How has Qatar's potential as a business hub changed with the introduction of the new FDI legislation?
The new Foreign Investment law strengthens the option of using arbitration to resolve commercial disputes as a non-Qatari investor may agree in its agreements on settling disputes with other parties through arbitration or other means, such as out-of-court dispute settlement. The new law provides several investment incentives for non-Qatari investors and allows the allocation of land to a non-Qatari investor to establish his investment project through rent or usufruct in accordance with the legislation in force. Moreover, a non-Qatari investor may import the necessary equipment to establish, operate, and expand investment projects, while non-Qatari investments may be exempt from income tax in accordance with the procedures and regulations stipulated in the Income Tax Law. Equally important, the law states that non-Qatari investment projects are exempt from customs duties on machinery and equipment imports, while non-Qatari investment projects in the industrial sector shall be exempt from customs duties on imports of raw materials and semi-manufactured goods required that are unavailable in local markets. In addition, the Council of Ministers may, on the proposal of the Minister, grant investment project incentives and benefits in addition to the incentives provided for in this law. Other incentives are that non-Qatari investments shall not be directly or indirectly subject to expropriation or other similar actions, unless undertaken for the public good and with appropriate compensation; non-Qatari investors are also free to transfer their investments to and from Qatar without delay, including proceeds from the sale or liquidation of all or some of their investments, the proceeds of the settlement of investment disputes, and any compensation due to a non-Qatari investor; and a non-Qatari investor may transfer the ownership of his investment to any other investor or relinquish it in favor of his national partner in case of a joint venture. The investment shall continue to be treated in accordance with the provisions of the law, provided that he or she continues to operate the project and assumes the previous investor's rights and obligations.
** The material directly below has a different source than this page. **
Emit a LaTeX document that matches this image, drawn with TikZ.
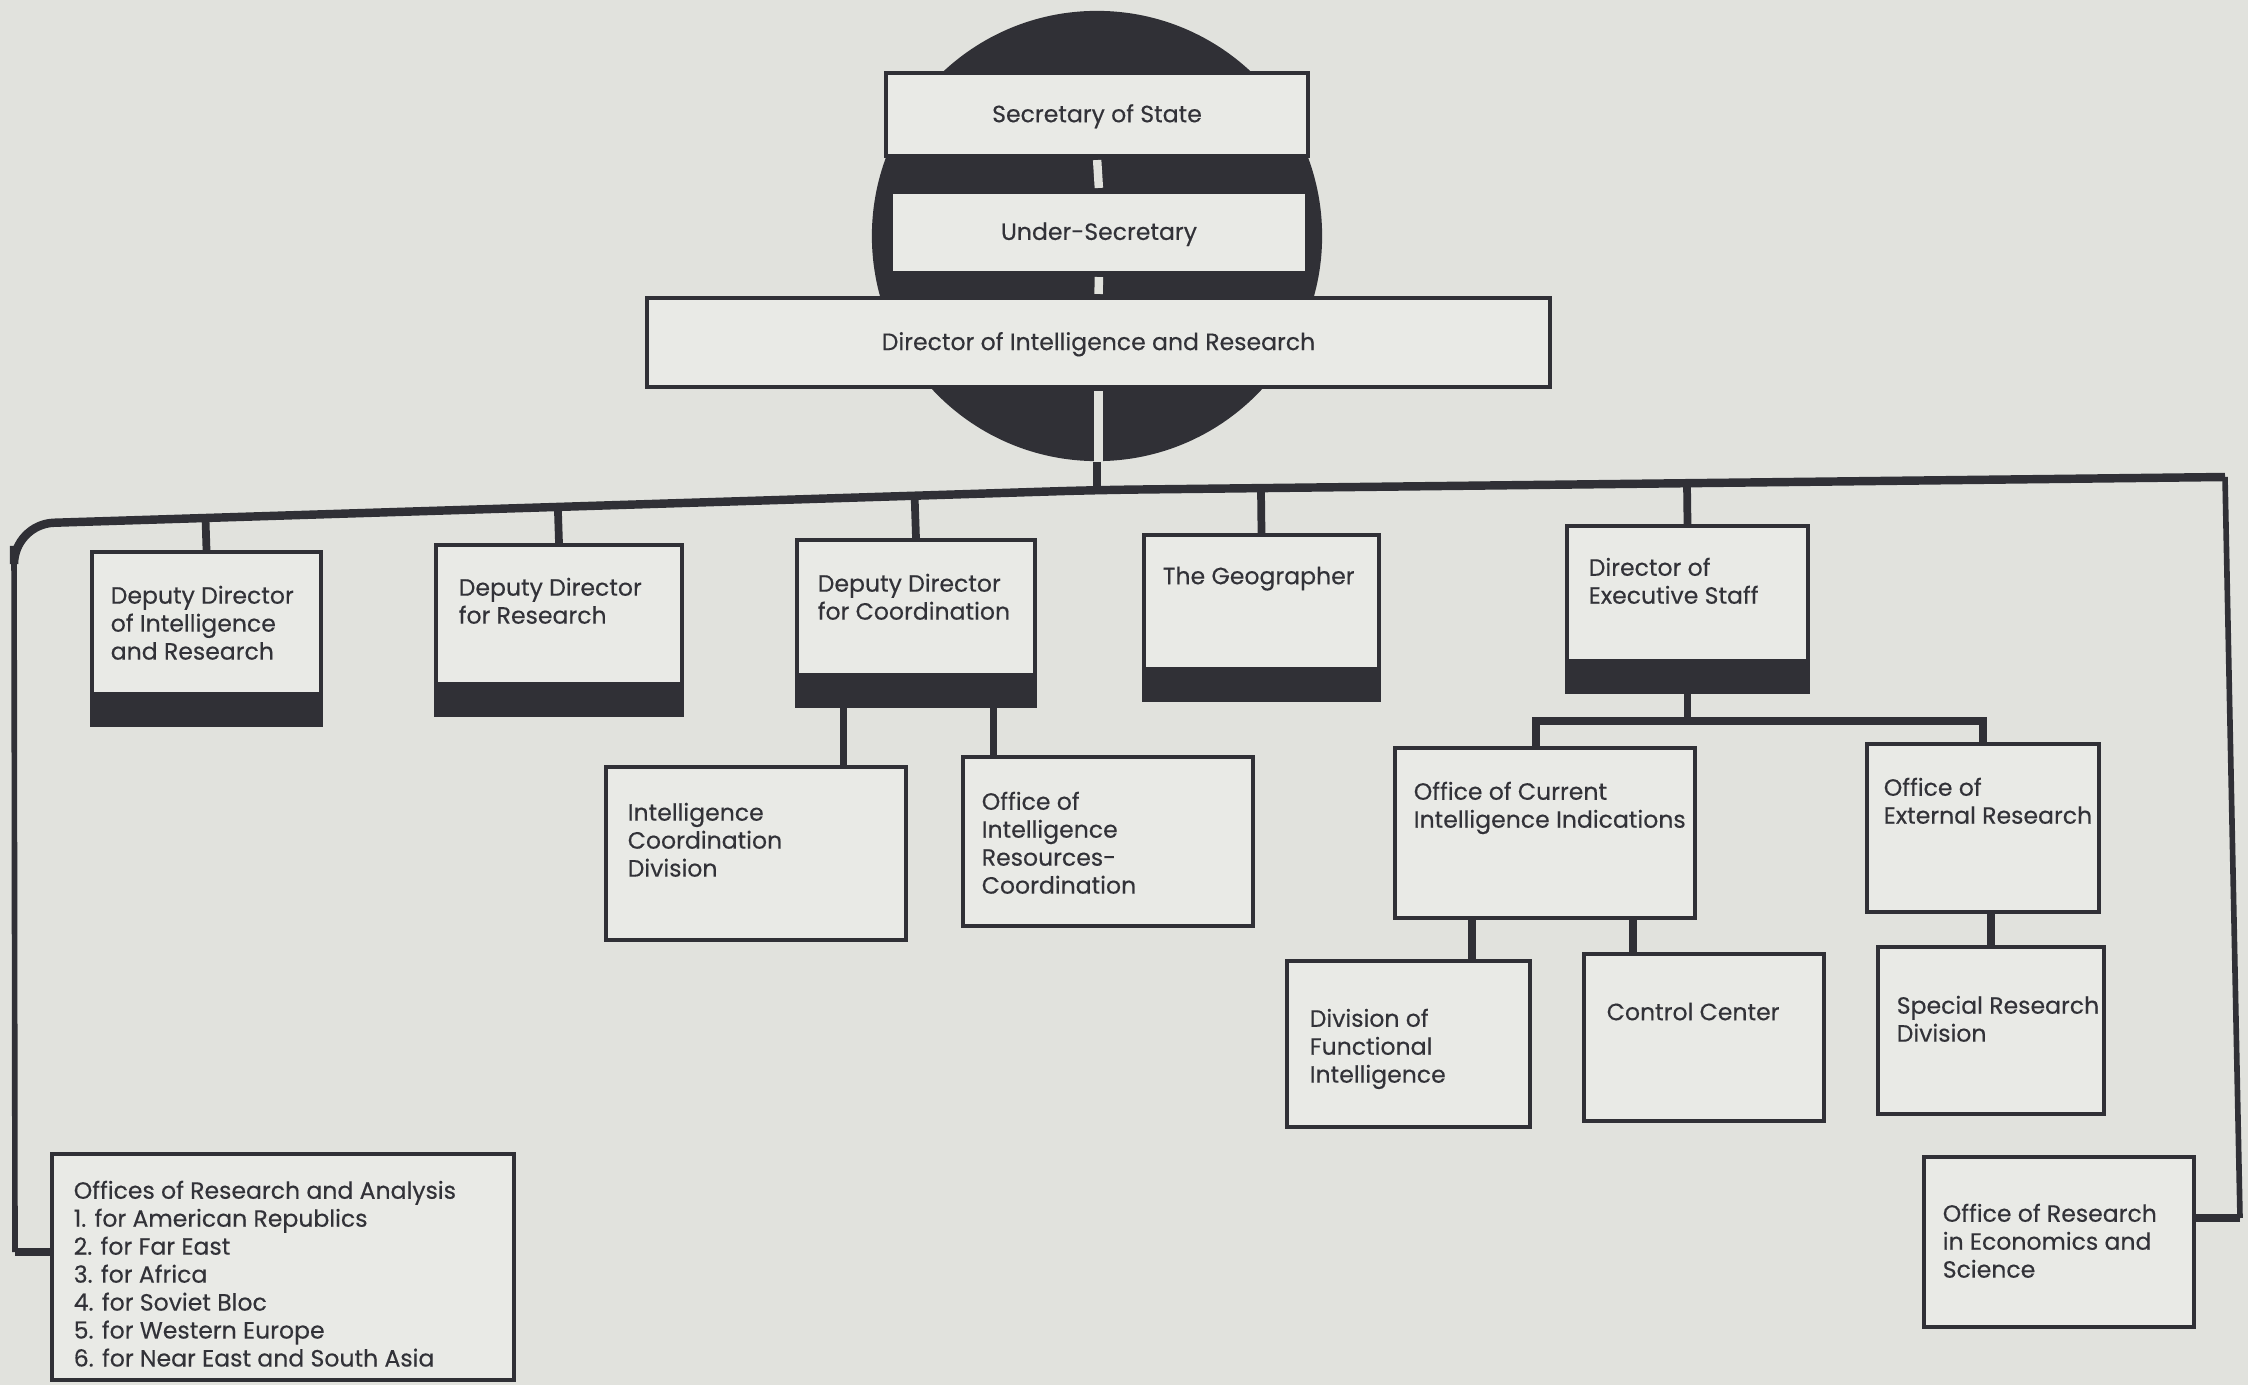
\documentclass[tikz,border=0pt]{standalone}
\usepackage{fontspec}
\setmainfont{Poppins}[FakeBold=0.35]
\usetikzlibrary{calc,fit,positioning}
\definecolor{paper}{RGB}{225,226,221}
\definecolor{karton}{RGB}{233,234,230}
\definecolor{tinte}{RGB}{48,48,54}
\definecolor{schrift}{RGB}{50,50,56}

\tikzset{
  box/.style={draw=tinte, line width=1.1pt, fill=karton, inner sep=0pt},
  bandbox/.style={box, path picture={\fill[tinte] (path picture bounding box.south west) rectangle ([yshift=0.33cm]path picture bounding box.south east);}},
  txt/.style={anchor=north west, align=left, inner sep=0pt, text=schrift, font=\fontsize{6.7}{7.95}\selectfont},
  ctxt/.style={txt, anchor=center, align=center},
  link/.style={draw=tinte, line width=2.2pt},
  bus/.style={draw=tinte, line width=2.4pt},
  side/.style={draw=tinte, line width=1.6pt},
  gap/.style={draw=paper, line width=2.4pt},
}

\begin{document}
\begin{tikzpicture}[x=0.01cm, y=-0.01cm]

    \fill[paper] (0,0) rectangle (2248,1385);
    \useasboundingbox (0,0) rectangle (2248,1385);

    % globe behind the top of the chart
    \node[circle, fill=tinte, minimum size=4.5cm, inner sep=0pt] (globe) at (1097,236) {};

    \node[box, fit={(886,73) (1308,156)}] (sec) {};
    \node[box, fit={(891,192) (1307,273)}] (under) {};
    \node[box, fit={(647,298) (1550,387)}] (dir) {};

    \node[ctxt] (secT) at ([yshift=-0.5pt]sec.center) {Secretary of State};
    \node[ctxt] (underT) at ([yshift=-0.5pt]under.center) {Under-Secretary};
    \node[ctxt] (dirT) at ([yshift=-0.5pt]dir.center) {Director of Intelligence and Research};

    \draw[gap, shorten <=0.6pt, shorten >=0.6pt] (sec.south) -- (under.north);
    \draw[gap, shorten <=0.6pt, shorten >=0.6pt] (under.south) -- (dir.north);
    \draw[gap, shorten <=0.6pt] (dir.south) -- (dir.south |- globe.south);

    % first row
    \node[bandbox, fit={(92,552) (321,725)}] (ddir) {};
    \node[bandbox, fit={(436,545) (682,715)}] (ddr) {};
    \node[bandbox, fit={(797,540) (1035,706)}] (ddc) {};
    \node[bandbox, fit={(1144,535) (1379,700)}] (geog) {};
    \node[bandbox, fit={(1567,526) (1808,692)}] (des) {};

    \node[txt] (ddirT) at ([shift={(20,35)}]ddir.north west) {Deputy Director\\of Intelligence\\and Research};
    \node[txt] (ddrT) at ([shift={(24,34)}]ddr.north west) {Deputy Director\\for Research};
    \node[txt] (ddcT) at ([shift={(22,35)}]ddc.north west) {Deputy Director\\for Coordination};
    \node[txt] (geogT) at ([shift={(20,33)}]geog.north west) {The Geographer};
    \node[txt] (desT) at ([shift={(23,33)}]des.north west) {Director of\\Executive Staff};

    % second row
    \node[box, fit={(606,767) (906,940)}] (icd) {};
    \node[box, fit={(963,757) (1253,926)}] (oirc) {};
    \node[box, fit={(1395,748) (1695,918)}] (ocii) {};
    \node[box, fit={(1867,744) (2099,912)}] (oer) {};

    \node[txt] (icdT) at ([shift={(23,37)}]icd.north west) {Intelligence\\Coordination\\Division};
    \node[txt] (oircT) at ([shift={(20,36)}]oirc.north west) {Office of\\Intelligence\\Resources-\\Coordination};
    \node[txt] (ociiT) at ([shift={(20,35)}]ocii.north west) {Office of Current\\Intelligence Indications};
    \node[txt] (oerT) at ([shift={(18,35)}]oer.north west) {Office of\\External Research};

    % third row
    \node[box, fit={(1287,961) (1530,1127)}] (dfi) {};
    \node[box, fit={(1584,954) (1824,1121)}] (cc) {};
    \node[box, fit={(1878,947) (2104,1114)}] (srd) {};

    \node[txt] (dfiT) at ([shift={(24,49)}]dfi.north west) {Division of\\Functional\\Intelligence};
    \node[txt] (ccT) at ([shift={(24,50)}]cc.north west) {Control Center};
    \node[txt] (srdT) at ([shift={(20,50)}]srd.north west) {Special Research\\Division};

    % bottom corners
    \node[box, fit={(52,1154) (514,1380)}] (ora) {};
    \node[box, fit={(1924,1157) (2194,1327)}] (ores) {};

    \node[txt] (oraT) at ([shift={(23,28)}]ora.north west) {Offices of Research and Analysis\\1. for American Republics\\2. for Far East\\3. for Africa\\4. for Soviet Bloc\\5. for Western Europe\\6. for Near East and South Asia};
    \node[txt] (oresT) at ([shift={(20,48)}]ores.north west) {Office of Research\\in Economics and\\Science};

    % main bus
    \coordinate (busL) at (14,524);
    \coordinate (busM) at (1097,490);
    \coordinate (busR) at (2225,477);
    \coordinate (cornL) at (15,1252);
    \coordinate (cornR) at (2240,1218);

    \draw[link] (globe.south) -- (busM);
    \draw[side, rounded corners=0.4cm] (busM) -- (busL) -- (cornL);
    \draw[link] (cornL) -- (cornL -| ora.west);
    \draw[side] (busR) -- (cornR);
    \draw[link] (cornR) -- (cornR -| ores.east);
    \draw[bus, rounded corners=0.4cm] (busR) -- (busM) -- (busL) -- ($(busL)!0.03!(cornL)$);

    \foreach \b in {ddir,ddr,ddc}
        \draw[link] (\b.north) -- ($(busL)!(\b.north)!(busM)$);
    \foreach \b in {geog,des}
        \draw[link] (\b.north) -- ($(busM)!(\b.north)!(busR)$);

    % sub branches
    \coordinate (ddcA) at ($(ddc.south west)!0.2!(ddc.south east)$);
    \coordinate (ddcB) at ($(ddc.south west)!0.82!(ddc.south east)$);
    \draw[link] (ddcA) -- (ddcA |- icd.north);
    \draw[link] (ddcB) -- (ddcB |- oirc.north);

    \coordinate (split) at ($(des.south)+(0,27)$);
    \coordinate (ociiN) at ($(ocii.north west)!0.47!(ocii.north east)$);
    \draw[link] (des.south) -- (split);
    \draw[link] (ociiN) |- (split) -| (oer.north);

    \coordinate (ociiA) at ($(ocii.south west)!0.26!(ocii.south east)$);
    \coordinate (ociiB) at ($(ocii.south west)!0.79!(ocii.south east)$);
    \draw[link] (ociiA) -- (ociiA |- dfi.north);
    \draw[link] (ociiB) -- (ociiB |- cc.north);
    \draw[link] (srd.north) -- (srd.north |- oer.south);

\end{tikzpicture}
\end{document}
To what extent do other changes in the residency legislation attract FDI?
Under Law No. 10 of 2018 on permanent residency, expatriates in Qatar can obtain a permanent residency permit (PRP) under certain rules and conditions. Expatriates in Qatar should complete 20 years in the country on a legal ordinary residency permit if he or she is born abroad and 10 years for expatriates born in Qatar. The residency duration should be uninterrupted and completed prior to the date of application. With the implementation of a formal permanent residence program, Qatar's aim is both to retain the existing highly skilled foreign population and reward them for their services to Qatar. Furthermore, the program aims to attract additional foreign investments and open Qatar's economy up to other industries as the country's efforts to diversify continue.
SANAD was developed by ASTAD to support contractual procedures in the construction industry. How can it be used to avoid disputes?
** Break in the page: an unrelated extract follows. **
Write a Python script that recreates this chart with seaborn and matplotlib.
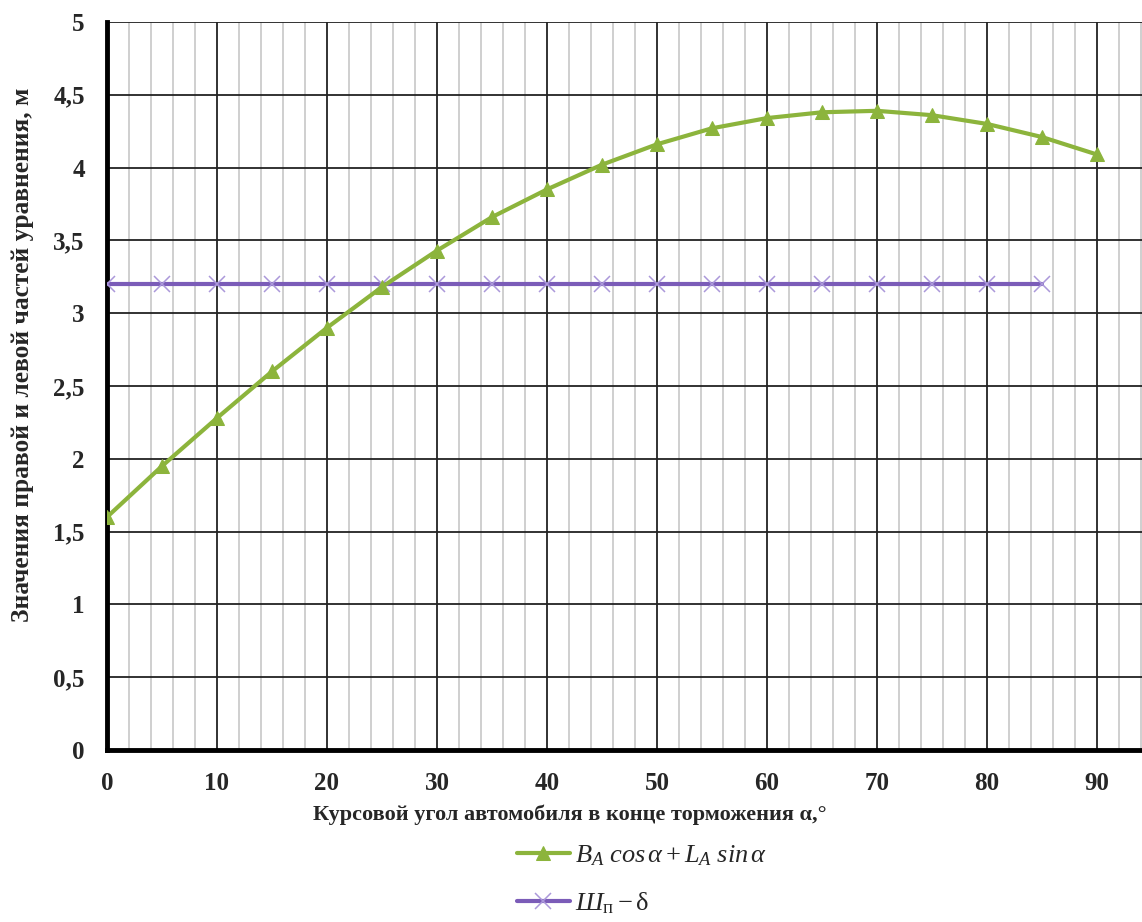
import numpy as np
import pandas as pd
import matplotlib
matplotlib.use("Agg")
import matplotlib.pyplot as plt
import seaborn as sns
from matplotlib.ticker import MultipleLocator, FuncFormatter

# Data
angles = [0, 5, 10, 15, 20, 25, 30, 35, 40, 45, 50, 55, 60, 65, 70, 75, 80, 85, 90]
green_vals = [1.60, 1.95, 2.28, 2.60, 2.90, 3.18, 3.43, 3.66, 3.85, 4.02, 4.16, 4.27,
              4.34, 4.38, 4.39, 4.36, 4.30, 4.21, 4.09]
purple_angles = [0, 5, 10, 15, 20, 25, 30, 35, 40, 45, 50, 55, 60, 65, 70, 75, 80, 85]
purple_vals = [3.2] * 18

green_label = r"$B_{A}\ cos\,\alpha + L_{A}\ sin\,\alpha$"
purple_label = r"$Ш_{\mathrm{п}} - \mathrm{\delta}$"
x_label = "Курсовой угол автомобиля в конце торможения α,°"
y_label = "Значения правой и левой частей уравнения, м"

sns.set_theme(style="white")
plt.rcParams["font.family"] = ["Liberation Serif", "DejaVu Serif"]
plt.rcParams["mathtext.fontset"] = "custom"
plt.rcParams["mathtext.it"] = "Liberation Serif:italic"
plt.rcParams["mathtext.rm"] = "Liberation Serif"
plt.rcParams["mathtext.bf"] = "Liberation Serif:bold"

fig = plt.figure(figsize=(11.42, 9.22), dpi=100)
ax = fig.add_axes([107 / 1142, 1 - 750 / 922, 1 - 107 / 1142, (750 - 22) / 922])

df_g = pd.DataFrame({"a": angles, "v": green_vals})
df_p = pd.DataFrame({"a": purple_angles, "v": purple_vals})

green = "#8cb43c"
purple = "#7b5cb8"

sns.lineplot(data=df_g, x="a", y="v", ax=ax, color=green, linewidth=3,
             marker="^", markersize=10, markeredgecolor=green, markerfacecolor=green,
             label=green_label, zorder=5)
sns.lineplot(data=df_p, x="a", y="v", ax=ax, color=purple, linewidth=3,
             marker="x", markersize=11, markeredgewidth=1.1, markeredgecolor="#ab98da",
             label=purple_label, zorder=4)

ax.set_xlim(0, 94.1)
ax.set_ylim(0, 5)
ax.xaxis.set_major_locator(MultipleLocator(10))
ax.xaxis.set_minor_locator(MultipleLocator(2))
ax.yaxis.set_major_locator(MultipleLocator(0.5))
ax.yaxis.set_major_formatter(FuncFormatter(lambda v, p: ("%g" % v).replace(".", ",")))

ax.grid(which="major", axis="both", color="#222222", linewidth=1.3)
ax.grid(which="minor", axis="x", color="#cccccc", linewidth=1.3)
ax.set_axisbelow(True)

for s in ["top", "right"]:
    ax.spines[s].set_visible(False)
for s in ["left", "bottom"]:
    ax.spines[s].set_color("black")
    ax.spines[s].set_linewidth(3.5)

ax.tick_params(axis="both", which="both", length=0, labelsize=18)
ax.tick_params(axis="x", pad=16)
ax.tick_params(axis="y", pad=16)
for lbl in ax.get_xticklabels() + ax.get_yticklabels():
    lbl.set_fontweight("bold")

ax.set_xlabel("")
ax.set_ylabel("")
fig.text(570 / 1142, 1 - 815 / 922, x_label, ha="center", va="center",
         fontsize=16, fontweight="bold")
fig.text(23 / 1142, 1 - 355 / 922, y_label, ha="center", va="center",
         rotation=90, fontsize=18.3, fontweight="bold")

leg = ax.legend(loc="center", bbox_to_anchor=(642 / 1142, 1 - 880 / 922),
                bbox_transform=fig.transFigure, frameon=False, fontsize=19,
                handlelength=2.0, labelspacing=0.85, handletextpad=0.2)

fig.savefig("out.png", dpi=100)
SANAD, meaning support in Arabic, is the integrated suite of contracts developed by ASTAD. It includes a suite of four contract templates and standardized forms covering construction, design and build, design services, and professional services. It aims to bring all parties involved in a project together by reducing costs, maintaining appropriate risk for all parties, and offering more balanced contract terms and conditions. It solves the key challenge of standard contracts in the region regarding inequitable and inefficient tender documents, while providing users with its original purpose, to support and improve traditional contractual procedures.